Revisiting my own text, reading the book and deciding what I could put onto the site that could add to the story without altering anything in the story, I started to feel like an intruder, a time traveler (who has to make sure she doesn't step on a butterfly, else the entire history of mankind will be irrevocably changed). It wasn't that difficult not to misstep. But after stomping around that world so long, doing whatever I pleased in it, I resented having to look where I trod. As happy as I was to be able to create the new site material, I was happier, still, when it was over and I could leave the world of How To Buy a Love of Reading.
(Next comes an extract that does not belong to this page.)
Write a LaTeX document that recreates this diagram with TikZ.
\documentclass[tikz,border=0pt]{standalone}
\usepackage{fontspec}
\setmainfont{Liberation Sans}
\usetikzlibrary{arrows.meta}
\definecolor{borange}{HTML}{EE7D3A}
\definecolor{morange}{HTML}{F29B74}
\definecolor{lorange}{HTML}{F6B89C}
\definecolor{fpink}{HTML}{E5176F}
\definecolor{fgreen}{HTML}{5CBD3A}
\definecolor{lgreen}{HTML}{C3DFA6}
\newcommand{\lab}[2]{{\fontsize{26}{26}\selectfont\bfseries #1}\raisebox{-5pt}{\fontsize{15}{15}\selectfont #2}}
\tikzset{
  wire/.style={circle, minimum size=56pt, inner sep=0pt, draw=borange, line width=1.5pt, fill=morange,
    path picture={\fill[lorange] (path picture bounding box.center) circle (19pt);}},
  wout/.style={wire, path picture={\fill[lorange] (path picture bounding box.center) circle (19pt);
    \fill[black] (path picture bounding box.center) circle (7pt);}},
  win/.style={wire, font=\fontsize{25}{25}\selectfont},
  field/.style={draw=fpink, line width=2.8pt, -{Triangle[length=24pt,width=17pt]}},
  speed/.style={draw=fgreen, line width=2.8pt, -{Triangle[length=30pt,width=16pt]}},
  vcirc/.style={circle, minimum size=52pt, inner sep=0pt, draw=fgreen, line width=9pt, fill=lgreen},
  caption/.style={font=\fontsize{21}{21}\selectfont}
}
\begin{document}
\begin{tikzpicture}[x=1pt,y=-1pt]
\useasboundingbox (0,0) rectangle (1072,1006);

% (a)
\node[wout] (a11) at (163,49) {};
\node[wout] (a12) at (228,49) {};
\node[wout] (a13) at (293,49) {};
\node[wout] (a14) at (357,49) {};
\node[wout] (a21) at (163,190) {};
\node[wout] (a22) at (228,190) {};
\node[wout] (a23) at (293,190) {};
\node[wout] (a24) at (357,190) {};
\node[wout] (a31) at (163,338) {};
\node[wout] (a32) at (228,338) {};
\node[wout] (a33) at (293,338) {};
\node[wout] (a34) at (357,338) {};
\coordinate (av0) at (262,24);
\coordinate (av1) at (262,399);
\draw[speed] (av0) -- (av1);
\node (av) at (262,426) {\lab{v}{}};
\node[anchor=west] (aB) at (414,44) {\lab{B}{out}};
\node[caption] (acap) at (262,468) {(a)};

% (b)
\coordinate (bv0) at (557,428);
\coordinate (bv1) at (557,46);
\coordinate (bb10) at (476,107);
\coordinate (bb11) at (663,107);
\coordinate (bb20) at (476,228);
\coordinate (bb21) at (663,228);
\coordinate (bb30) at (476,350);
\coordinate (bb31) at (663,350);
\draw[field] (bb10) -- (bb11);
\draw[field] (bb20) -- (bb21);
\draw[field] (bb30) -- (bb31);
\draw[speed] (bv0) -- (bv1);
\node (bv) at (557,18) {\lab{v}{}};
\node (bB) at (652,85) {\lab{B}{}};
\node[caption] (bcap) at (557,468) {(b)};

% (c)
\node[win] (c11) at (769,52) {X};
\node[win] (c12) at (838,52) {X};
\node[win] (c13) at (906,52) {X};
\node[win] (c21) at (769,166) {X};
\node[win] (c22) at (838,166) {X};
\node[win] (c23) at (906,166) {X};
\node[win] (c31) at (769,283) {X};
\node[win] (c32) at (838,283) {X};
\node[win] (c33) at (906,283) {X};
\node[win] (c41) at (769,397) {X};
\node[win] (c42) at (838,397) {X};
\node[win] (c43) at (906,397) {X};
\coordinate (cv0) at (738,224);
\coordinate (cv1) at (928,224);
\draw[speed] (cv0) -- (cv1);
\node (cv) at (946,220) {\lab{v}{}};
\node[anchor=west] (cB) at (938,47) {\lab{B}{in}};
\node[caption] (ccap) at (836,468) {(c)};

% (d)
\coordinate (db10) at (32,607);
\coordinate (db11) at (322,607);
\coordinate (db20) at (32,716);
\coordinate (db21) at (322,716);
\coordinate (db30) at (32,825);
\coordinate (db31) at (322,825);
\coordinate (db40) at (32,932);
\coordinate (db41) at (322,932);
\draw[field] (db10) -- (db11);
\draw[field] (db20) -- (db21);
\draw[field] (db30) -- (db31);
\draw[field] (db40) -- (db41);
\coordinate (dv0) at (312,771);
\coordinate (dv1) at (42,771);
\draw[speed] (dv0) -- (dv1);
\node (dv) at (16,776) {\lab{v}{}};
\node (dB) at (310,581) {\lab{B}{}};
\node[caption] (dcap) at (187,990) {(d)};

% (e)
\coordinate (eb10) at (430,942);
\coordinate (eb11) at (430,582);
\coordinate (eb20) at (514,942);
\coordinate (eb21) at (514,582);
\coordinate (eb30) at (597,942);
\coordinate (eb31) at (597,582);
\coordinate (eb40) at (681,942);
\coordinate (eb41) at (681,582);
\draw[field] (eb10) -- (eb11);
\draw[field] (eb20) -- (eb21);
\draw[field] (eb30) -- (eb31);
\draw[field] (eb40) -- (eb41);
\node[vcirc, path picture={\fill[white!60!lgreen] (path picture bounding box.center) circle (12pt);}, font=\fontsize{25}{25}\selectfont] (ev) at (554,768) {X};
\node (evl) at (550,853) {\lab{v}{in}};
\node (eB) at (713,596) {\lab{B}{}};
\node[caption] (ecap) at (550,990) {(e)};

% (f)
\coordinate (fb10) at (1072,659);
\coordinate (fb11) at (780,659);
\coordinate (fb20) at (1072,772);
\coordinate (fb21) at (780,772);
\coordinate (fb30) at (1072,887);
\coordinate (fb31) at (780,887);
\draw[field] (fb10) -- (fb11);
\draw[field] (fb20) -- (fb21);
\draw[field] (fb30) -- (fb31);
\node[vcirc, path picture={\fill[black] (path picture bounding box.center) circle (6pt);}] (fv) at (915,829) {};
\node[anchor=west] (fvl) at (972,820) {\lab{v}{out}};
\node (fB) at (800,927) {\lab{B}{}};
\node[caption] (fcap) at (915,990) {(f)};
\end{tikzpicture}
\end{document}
It isn't my world anymore; it belongs to the characters.
We talk about literature in the present tense (Alice follows the White Rabbit, Tom Sawyer runs away) because--as my high school English teachers told me and as I went on to tell students of my own years later--the novel is forever "happening," the text eternally "alive." My book is alive, all the characters playing their parts in the present. But I can no longer interact with them. I'm only a ghost, looking in from their past.